Hardware, the Ugly Stepchild of Venture Capital, Is Having a Glamour Moment - cpeterso
http://www.wired.com/business/2012/12/hardware-funding/
======
mtdev
Focusing on mainly on electronics, I will agree that hardware is having a
glamour moment, but not because more funding is available. I am an embedded
designer and I work closely with several hardware startups (in silicon valley
and other places) ranging from novel LED lighting to data acquisition systems.
Every one of those startups had to bootstrap themselves until they were
financially viable from sales before they were able to get any outside
investments. My sample size is small, however, the data agree five out of five
times.

The article is dead on with respect to the falling costs of prototyping, I
would also add the falling cost of integrated circuits in general. For
example, I can get high quality PCB prototypes for about $30 shipped in one
week (5cm x 5cm, two layer, 6/6/6 design rules). This was unheard of five
years ago. Furthermore, you can now get a 32-bit ARM processor (which doesn't
need many external components) in the same package as 8-bit microcontrollers
for about the same cost.
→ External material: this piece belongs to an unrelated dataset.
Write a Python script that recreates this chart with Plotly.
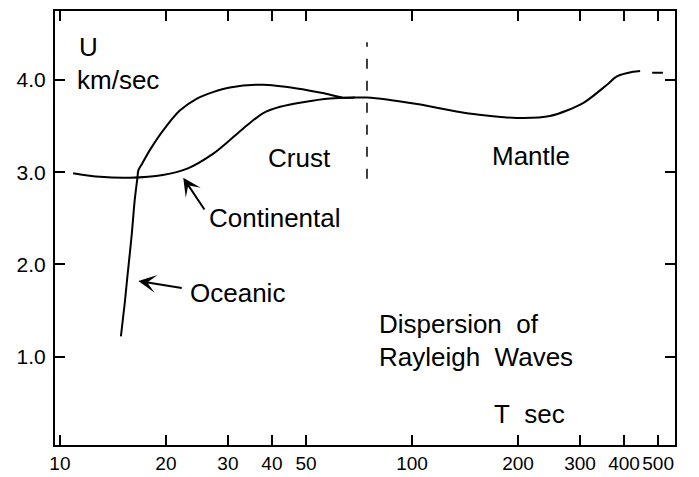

You can run a open-source IP/USB/BT stack on those
without having to cobble together your own. Having the extra performance
available, at the low cost/high integration factor, allows the designer
similar agile capability as compared to lean software startups, where you can
use available code to prototype first and then optimize after you have your
feature set. This makes it easier to develop smarter devices that integrate
with a broader software stack, e.g. cloud connected embedded devices.

------
arbuge
More correctly, electronics is having a glamour moment. VC money has poured
into hardware for a long time, if hardware is more broadly defined to include
semiconductors, biotech, etc. There's also quite a few VCs with solid
experience in those areas and hardware is all many of them do.

------
jpdoctor
> _The old saw in Silicon Valley is that venture capitalists won’t touch
> hardware investments._

TIL that the _old saw_ is written by someone who's been around SV less than
ten years.

------
tmh88j
I wonder if the author read PG's essay.

<http://www.paulgraham.com/hw.html>